Not Totally Happy With Bush!

Zeb,

Your parkinsonism getting the best of you there with the four posts?!?

I think you may be on to something with the multitude of parties suggestion. I would guess that a candidate would not have to make as many personal and political compromises. These days, it seems that the candidate has to tailor him/herself to the party and not vis versa.

I suppose you do run the risk of having fewer people represented by a potential candidate. With 10 parties on the national scale, the winner would probably garner fewer (percentage wise) of the electorate. If the person with the most votes wins, then with 10 parties it would be theoretically possible to win with around 11 percent of the vote!!!

JeffR

Zeb:

I think that these multiple parties would probably make us “feel better” (i.e. “more power to the people”…)…but the ACTUAL power would stay in the hands of the few (or the “two” as it’s now instituted…)

All “Third Parties” tend to do now is take away votes from one of the major Party candidates.

There would litterally have to be a complete Paradigm shift from election laws to the make-up and rules of Congress for there to be any significant change…

I just don’t see that happening…

Mufasa

[quote]Mufasa wrote:
Zeb:

I think that these multiple parties would probably make us “feel better” (i.e. “more power to the people”…)…but the ACTUAL power would stay in the hands of the few (or the “two” as it’s now instituted…)

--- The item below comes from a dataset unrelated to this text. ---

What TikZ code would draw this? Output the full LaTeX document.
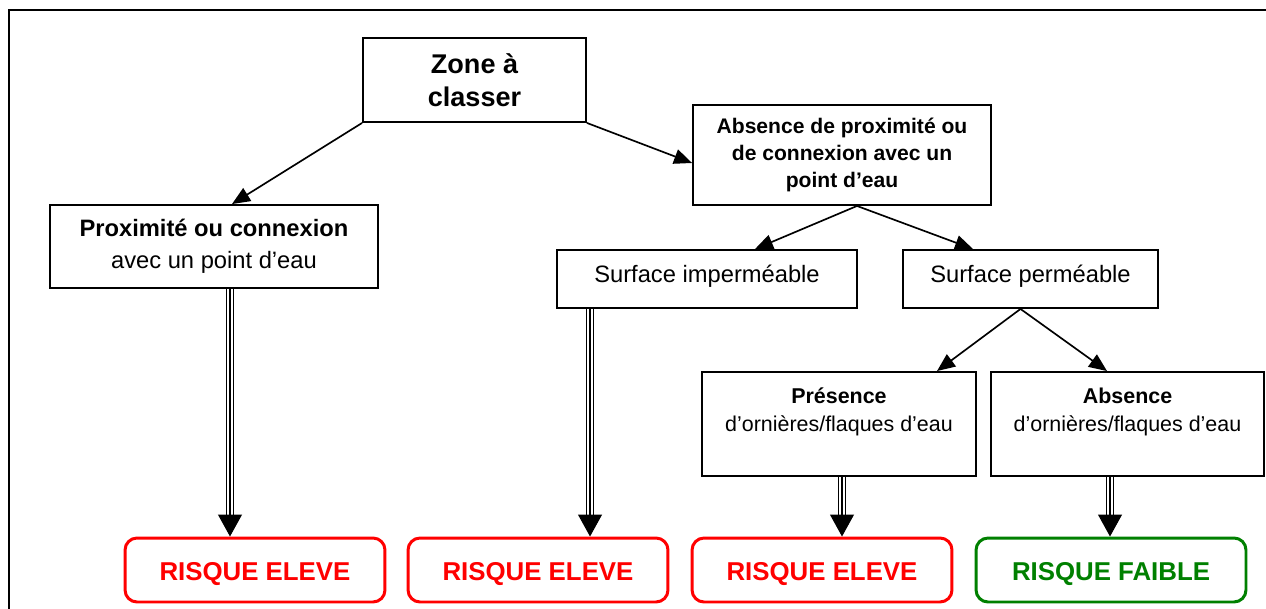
\documentclass[tikz,border=0pt]{standalone}
\usepackage{fontspec}
\setmainfont{Liberation Sans}
\usetikzlibrary{arrows.meta,calc}
\definecolor{riskgreen}{RGB}{0,128,0}
\tikzset{
  box/.style={draw=black,line width=1.1pt,inner sep=0pt,align=center},
  risk/.style={draw=#1,text=#1,line width=1.7pt,rounded corners=0.24cm,inner sep=0pt,minimum height=1.28cm,text height=12pt,text depth=0pt,font=\bfseries\fontsize{14.7}{17}\selectfont},
  arr/.style={-{Triangle[width=0.3cm,length=0.36cm]},line width=0.95pt},
  shaft/.style={line width=0.7pt,double=white,double distance=3.4pt},
  bigtip/.style={-{Triangle[width=0.48cm,length=0.44cm]},line width=0.6pt},
}
\begin{document}
\begin{tikzpicture}[x=0.02cm,y=-0.02cm]
\useasboundingbox (0,0) rectangle (1266,608);
% Frame
\draw[line width=1.1pt] (1290,10) -- (9,10) -- (9,630);
% Top boxes
\node(zone)[box,minimum width=4.46cm,minimum height=1.68cm,font=\bfseries\fontsize{15.4}{18.8}\selectfont] at (474.5,80) {Zone à\\classer};
\node(absA)[box,minimum width=5.96cm,minimum height=2cm,font=\bfseries\fontsize{12}{15.4}\selectfont] at (842,155) {Absence de proximité ou\\de connexion avec un\\point d’eau};
\node(prox)[box,minimum width=6.56cm,minimum height=1.66cm,font=\fontsize{13.5}{18.2}\selectfont] at (214,246.5) {\textbf{Proximité ou connexion}\\avec un point d’eau};
% Surfaces
\node(simp)[box,minimum width=6cm,minimum height=1.16cm,text depth=6pt,font=\fontsize{13.5}{16}\selectfont] at (707,279) {Surface imperméable};
\node(sperm)[box,minimum width=5.1cm,minimum height=1.16cm,text depth=6pt,font=\fontsize{13.5}{16}\selectfont] at (1030.5,279) {Surface perméable};
% Puddles
\node(pres)[box,minimum width=5.48cm,minimum height=2.08cm,font=\fontsize{12.2}{15.9}\selectfont] at (839,424) {\textbf{Présence}\\d’ornières/flaques d’eau\\~};
\node(absB)[box,minimum width=5.46cm,minimum height=2.08cm,font=\fontsize{12.2}{15.9}\selectfont] at (1127.5,424) {\textbf{Absence}\\d’ornières/flaques d’eau\\~};
% Risk levels
\node(r1)[risk=red,minimum width=5.2cm] at (255,570) {RISQUE ELEVE};
\node(r2)[risk=red,minimum width=5.2cm] at (538,570) {RISQUE ELEVE};
\node(r3)[risk=red,minimum width=5.2cm] at (822,570) {RISQUE ELEVE};
\node(r4)[risk=riskgreen,minimum width=5.4cm] at (1111,570) {RISQUE FAIBLE};
% Arrows
\draw[arr] (zone.south west) -- ([xshift=0.36cm]prox.north);
\draw[arr] (zone.south east) -- ([yshift=-0.16cm]absA.west);
\draw[arr] ([xshift=0.3cm]absA.south) -- ([xshift=0.96cm]simp.north);
\draw[arr] ([xshift=0.3cm]absA.south) -- ([xshift=-1.15cm]sperm.north);
\draw[arr] ([xshift=-0.2cm]sperm.south) -- ([xshift=1.96cm]pres.north);
\draw[arr] ([xshift=-0.2cm]sperm.south) -- ([xshift=-0.41cm]absB.north);
% Triple arrows to risk
\foreach \src/\dst/\dx in {prox/r1/0.32cm, simp/r2/-2.34cm, pres/r3/0.06cm, absB/r4/-0.35cm} {
  \draw[shaft] ($(\src.south)+(\dx,0pt)$) -- ($(\src.south |- \dst.north)+(\dx,0.4cm)$);
  \draw[line width=1.1pt] ($(\src.south)+(\dx,0pt)$) -- ($(\src.south |- \dst.north)+(\dx,0.4cm)$);
  \draw[bigtip] ($(\src.south |- \dst.north)+(\dx,0.5cm)$) -- ($(\src.south |- \dst.north)+(\dx,0pt)$);
}
\end{tikzpicture}
\end{document}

All “Third Parties” tend to do now is take away votes from one of the major Party candidates.

There would litterally have to be a complete Paradigm shift from election laws to the make-up and rules of Congress for there to be any significant change…

I just don’t see that happening…

Mufasa[/quote]

Good point.

I think part of the problem is that our founding fathers set up a system which is difficult to change!

Our system isn’t set up for coalition governments as a parliamentary system is, and that makes a big difference. We’ve had several situations in our history when one party imploded – but a second major party sprouted up to take its place, rather than two or three parties.

Generally in our system small minorities are completely shut out, and have little opportunity to be involved, or to be brokers on issues between the major parties. I think there are lots of reasons for that, but I think one of the biggest is that third parties don’t seem to be able to take hold on the state level and build some constituency.

Watch the immigration issue carefully though – it has the potential to cause some major political realignment, especially as restriction and enforcement have support at the grass roots levels on both sides of the aisle, whereas the leaders on both sides of the aisle don’t seem to support either.